### Given problem
Your task is to repeat the lines below exactly, excluding any pictures they contain.

### Data
╭──

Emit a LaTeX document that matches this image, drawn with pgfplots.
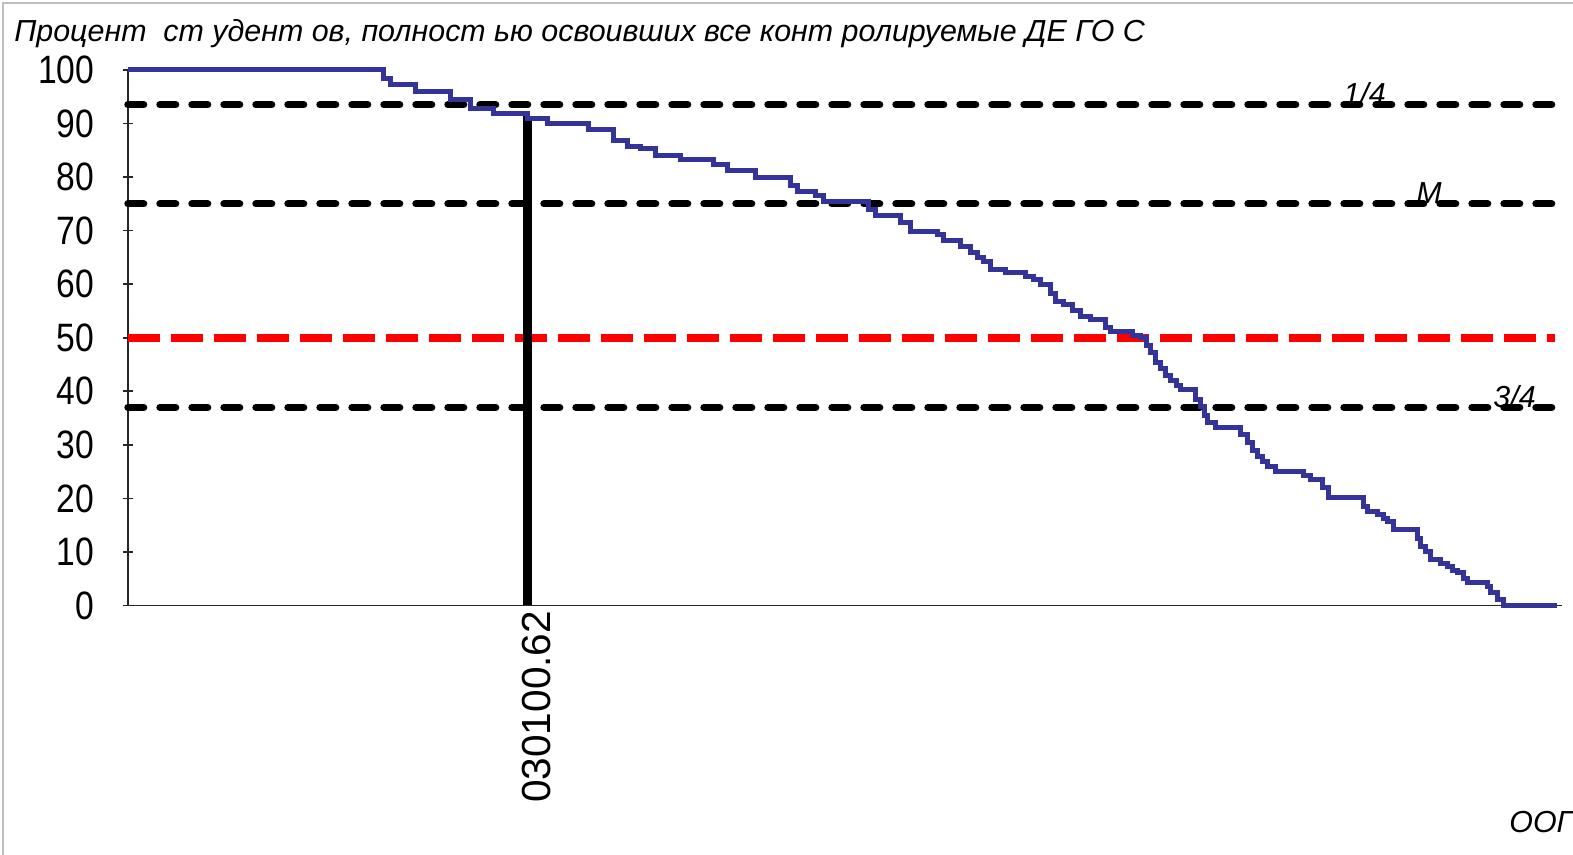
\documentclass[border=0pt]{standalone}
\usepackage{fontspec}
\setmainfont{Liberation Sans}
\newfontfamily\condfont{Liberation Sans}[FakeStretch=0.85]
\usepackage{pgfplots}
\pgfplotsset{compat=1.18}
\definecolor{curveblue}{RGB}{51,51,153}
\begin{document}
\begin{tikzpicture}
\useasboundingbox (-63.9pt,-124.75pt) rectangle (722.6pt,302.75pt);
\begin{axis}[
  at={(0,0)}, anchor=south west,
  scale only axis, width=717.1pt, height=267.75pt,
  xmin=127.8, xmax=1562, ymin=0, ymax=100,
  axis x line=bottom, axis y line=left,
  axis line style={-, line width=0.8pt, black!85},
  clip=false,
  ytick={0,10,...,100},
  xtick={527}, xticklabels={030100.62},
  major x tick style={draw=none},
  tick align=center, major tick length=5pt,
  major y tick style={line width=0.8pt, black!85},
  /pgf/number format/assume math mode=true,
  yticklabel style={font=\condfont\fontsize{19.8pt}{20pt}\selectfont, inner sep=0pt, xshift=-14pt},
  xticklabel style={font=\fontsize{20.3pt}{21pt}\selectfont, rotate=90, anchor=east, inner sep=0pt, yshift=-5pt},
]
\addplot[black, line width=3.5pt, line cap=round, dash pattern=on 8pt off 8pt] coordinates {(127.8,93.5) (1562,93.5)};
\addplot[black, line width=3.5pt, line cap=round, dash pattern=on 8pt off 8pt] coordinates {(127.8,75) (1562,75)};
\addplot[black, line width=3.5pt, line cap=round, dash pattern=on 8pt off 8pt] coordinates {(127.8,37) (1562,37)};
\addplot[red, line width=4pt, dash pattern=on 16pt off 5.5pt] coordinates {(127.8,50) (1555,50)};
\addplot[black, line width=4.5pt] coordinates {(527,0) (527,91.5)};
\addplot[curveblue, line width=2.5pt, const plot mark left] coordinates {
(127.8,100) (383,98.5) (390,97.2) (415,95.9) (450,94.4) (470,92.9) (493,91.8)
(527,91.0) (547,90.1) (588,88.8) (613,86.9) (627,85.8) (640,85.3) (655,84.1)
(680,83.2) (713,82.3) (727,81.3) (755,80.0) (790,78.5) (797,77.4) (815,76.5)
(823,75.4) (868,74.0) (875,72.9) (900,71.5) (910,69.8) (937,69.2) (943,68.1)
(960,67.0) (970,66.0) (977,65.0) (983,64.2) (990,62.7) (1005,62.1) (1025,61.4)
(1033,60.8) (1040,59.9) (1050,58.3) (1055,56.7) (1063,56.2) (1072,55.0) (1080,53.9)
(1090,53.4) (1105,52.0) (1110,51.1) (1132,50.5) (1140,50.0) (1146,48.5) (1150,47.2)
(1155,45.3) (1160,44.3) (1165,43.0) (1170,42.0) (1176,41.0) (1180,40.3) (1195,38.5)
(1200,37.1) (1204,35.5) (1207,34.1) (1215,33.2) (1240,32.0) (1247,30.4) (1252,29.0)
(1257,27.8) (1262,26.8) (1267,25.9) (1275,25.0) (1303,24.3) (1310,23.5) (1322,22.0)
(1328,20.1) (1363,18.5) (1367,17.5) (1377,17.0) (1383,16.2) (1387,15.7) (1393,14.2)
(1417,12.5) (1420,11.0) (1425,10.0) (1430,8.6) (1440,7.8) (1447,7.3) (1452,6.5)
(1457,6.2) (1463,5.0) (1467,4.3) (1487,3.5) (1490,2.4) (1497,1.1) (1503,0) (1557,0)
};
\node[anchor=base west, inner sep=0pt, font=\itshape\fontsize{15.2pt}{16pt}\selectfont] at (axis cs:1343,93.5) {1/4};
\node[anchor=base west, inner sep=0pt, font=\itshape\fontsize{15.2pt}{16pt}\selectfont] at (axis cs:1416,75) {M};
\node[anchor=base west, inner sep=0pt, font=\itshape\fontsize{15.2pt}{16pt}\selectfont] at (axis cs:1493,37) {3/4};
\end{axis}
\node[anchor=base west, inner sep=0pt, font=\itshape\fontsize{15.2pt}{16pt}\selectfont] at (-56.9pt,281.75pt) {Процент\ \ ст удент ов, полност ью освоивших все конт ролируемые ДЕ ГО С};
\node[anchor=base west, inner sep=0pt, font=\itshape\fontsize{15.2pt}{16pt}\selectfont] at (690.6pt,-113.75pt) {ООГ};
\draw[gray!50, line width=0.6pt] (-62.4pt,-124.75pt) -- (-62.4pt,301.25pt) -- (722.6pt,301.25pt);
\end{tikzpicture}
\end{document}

╰──

### Output of the exercise
Emit a LaTeX document that matches this image, drawn with pgfplots.
\documentclass[border=0pt]{standalone}
\usepackage{fontspec}
\setmainfont{Liberation Sans}
\newfontfamily\condfont{Liberation Sans}[FakeStretch=0.85]
\usepackage{pgfplots}
\pgfplotsset{compat=1.18}
\definecolor{curveblue}{RGB}{51,51,153}
\begin{document}
\begin{tikzpicture}
\useasboundingbox (-63.9pt,-124.75pt) rectangle (722.6pt,302.75pt);
\begin{axis}[
  at={(0,0)}, anchor=south west,
  scale only axis, width=717.1pt, height=267.75pt,
  xmin=127.8, xmax=1562, ymin=0, ymax=100,
  axis x line=bottom, axis y line=left,
  axis line style={-, line width=0.8pt, black!85},
  clip=false,
  ytick={0,10,...,100},
  xtick={527}, xticklabels={030100.62},
  major x tick style={draw=none},
  tick align=center, major tick length=5pt,
  major y tick style={line width=0.8pt, black!85},
  /pgf/number format/assume math mode=true,
  yticklabel style={font=\condfont\fontsize{19.8pt}{20pt}\selectfont, inner sep=0pt, xshift=-14pt},
  xticklabel style={font=\fontsize{20.3pt}{21pt}\selectfont, rotate=90, anchor=east, inner sep=0pt, yshift=-5pt},
]
\addplot[black, line width=3.5pt, line cap=round, dash pattern=on 8pt off 8pt] coordinates {(127.8,93.5) (1562,93.5)};
\addplot[black, line width=3.5pt, line cap=round, dash pattern=on 8pt off 8pt] coordinates {(127.8,75) (1562,75)};
\addplot[black, line width=3.5pt, line cap=round, dash pattern=on 8pt off 8pt] coordinates {(127.8,37) (1562,37)};
\addplot[red, line width=4pt, dash pattern=on 16pt off 5.5pt] coordinates {(127.8,50) (1555,50)};
\addplot[black, line width=4.5pt] coordinates {(527,0) (527,91.5)};
\addplot[curveblue, line width=2.5pt, const plot mark left] coordinates {
(127.8,100) (383,98.5) (390,97.2) (415,95.9) (450,94.4) (470,92.9) (493,91.8)
(527,91.0) (547,90.1) (588,88.8) (613,86.9) (627,85.8) (640,85.3) (655,84.1)
(680,83.2) (713,82.3) (727,81.3) (755,80.0) (790,78.5) (797,77.4) (815,76.5)
(823,75.4) (868,74.0) (875,72.9) (900,71.5) (910,69.8) (937,69.2) (943,68.1)
(960,67.0) (970,66.0) (977,65.0) (983,64.2) (990,62.7) (1005,62.1) (1025,61.4)
(1033,60.8) (1040,59.9) (1050,58.3) (1055,56.7) (1063,56.2) (1072,55.0) (1080,53.9)
(1090,53.4) (1105,52.0) (1110,51.1) (1132,50.5) (1140,50.0) (1146,48.5) (1150,47.2)
(1155,45.3) (1160,44.3) (1165,43.0) (1170,42.0) (1176,41.0) (1180,40.3) (1195,38.5)
(1200,37.1) (1204,35.5) (1207,34.1) (1215,33.2) (1240,32.0) (1247,30.4) (1252,29.0)
(1257,27.8) (1262,26.8) (1267,25.9) (1275,25.0) (1303,24.3) (1310,23.5) (1322,22.0)
(1328,20.1) (1363,18.5) (1367,17.5) (1377,17.0) (1383,16.2) (1387,15.7) (1393,14.2)
(1417,12.5) (1420,11.0) (1425,10.0) (1430,8.6) (1440,7.8) (1447,7.3) (1452,6.5)
(1457,6.2) (1463,5.0) (1467,4.3) (1487,3.5) (1490,2.4) (1497,1.1) (1503,0) (1557,0)
};
\node[anchor=base west, inner sep=0pt, font=\itshape\fontsize{15.2pt}{16pt}\selectfont] at (axis cs:1343,93.5) {1/4};
\node[anchor=base west, inner sep=0pt, font=\itshape\fontsize{15.2pt}{16pt}\selectfont] at (axis cs:1416,75) {M};
\node[anchor=base west, inner sep=0pt, font=\itshape\fontsize{15.2pt}{16pt}\selectfont] at (axis cs:1493,37) {3/4};
\end{axis}
\node[anchor=base west, inner sep=0pt, font=\itshape\fontsize{15.2pt}{16pt}\selectfont] at (-56.9pt,281.75pt) {Процент\ \ ст удент ов, полност ью освоивших все конт ролируемые ДЕ ГО С};
\node[anchor=base west, inner sep=0pt, font=\itshape\fontsize{15.2pt}{16pt}\selectfont] at (690.6pt,-113.75pt) {ООГ};
\draw[gray!50, line width=0.6pt] (-62.4pt,-124.75pt) -- (-62.4pt,301.25pt) -- (722.6pt,301.25pt);
\end{tikzpicture}
\end{document}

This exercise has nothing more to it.